Copy out the listing in full, exactly as written, but not its pictures.

* [DATA BLOCK]:
□ □ □ □ □

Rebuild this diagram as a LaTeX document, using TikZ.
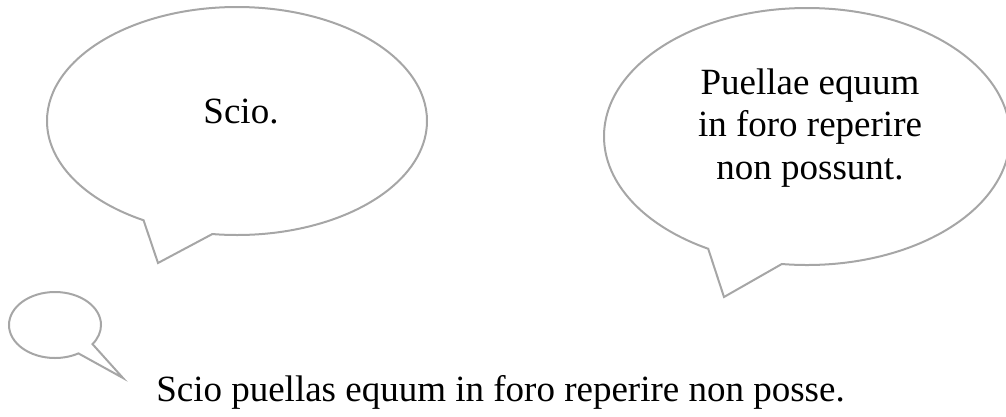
\documentclass[tikz,border=0pt]{standalone}
\usepackage{fontspec}
\setmainfont{Liberation Serif}
\usetikzlibrary{shapes.callouts}

\begin{document}
\begin{tikzpicture}[
  x=1pt, y=-1pt,
  bubble/.style={ellipse callout, draw=black!35, line width=2pt,
    inner sep=0pt, callout pointer arc=22},
  say/.style={font=\fontsize{37}{42.5}\selectfont, inner sep=0pt, align=center}]

  \useasboundingbox (0,0) rectangle (1006,416);
  \clip (0,0) rectangle (1006,416);

  % speech bubbles
  \node[bubble, minimum width=380pt, minimum height=228pt,
    callout absolute pointer={(158,263)}] (scio) at (237,121) {};
  \node[say, anchor=base] (scio text) at (241,123) {Scio.};

  \node[bubble, minimum width=406pt, minimum height=257pt,
    callout absolute pointer={(724,297)}] (puellae) at (807,136.5) {};
  \node[say] (puellae text) at (810,128) {Puellae equum\\in foro reperire\\non possunt.};

  % small thought bubble
  \node[bubble, minimum width=92pt, minimum height=66pt, callout pointer arc=24,
    callout absolute pointer={(123,378)}] (thought) at (55,325) {};

  \node[say, anchor=base] (sentence) at (500.5,401) {Scio puellas equum in foro reperire non posse.};
\end{tikzpicture}
\end{document}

□ □ □ □ □

* [RESULT FOR THIS EXERCISE]:
Rebuild this diagram as a LaTeX document, using TikZ.
\documentclass[tikz,border=0pt]{standalone}
\usepackage{fontspec}
\setmainfont{Liberation Serif}
\usetikzlibrary{shapes.callouts}

\begin{document}
\begin{tikzpicture}[
  x=1pt, y=-1pt,
  bubble/.style={ellipse callout, draw=black!35, line width=2pt,
    inner sep=0pt, callout pointer arc=22},
  say/.style={font=\fontsize{37}{42.5}\selectfont, inner sep=0pt, align=center}]

  \useasboundingbox (0,0) rectangle (1006,416);
  \clip (0,0) rectangle (1006,416);

  % speech bubbles
  \node[bubble, minimum width=380pt, minimum height=228pt,
    callout absolute pointer={(158,263)}] (scio) at (237,121) {};
  \node[say, anchor=base] (scio text) at (241,123) {Scio.};

  \node[bubble, minimum width=406pt, minimum height=257pt,
    callout absolute pointer={(724,297)}] (puellae) at (807,136.5) {};
  \node[say] (puellae text) at (810,128) {Puellae equum\\in foro reperire\\non possunt.};

  % small thought bubble
  \node[bubble, minimum width=92pt, minimum height=66pt, callout pointer arc=24,
    callout absolute pointer={(123,378)}] (thought) at (55,325) {};

  \node[say, anchor=base] (sentence) at (500.5,401) {Scio puellas equum in foro reperire non posse.};
\end{tikzpicture}
\end{document}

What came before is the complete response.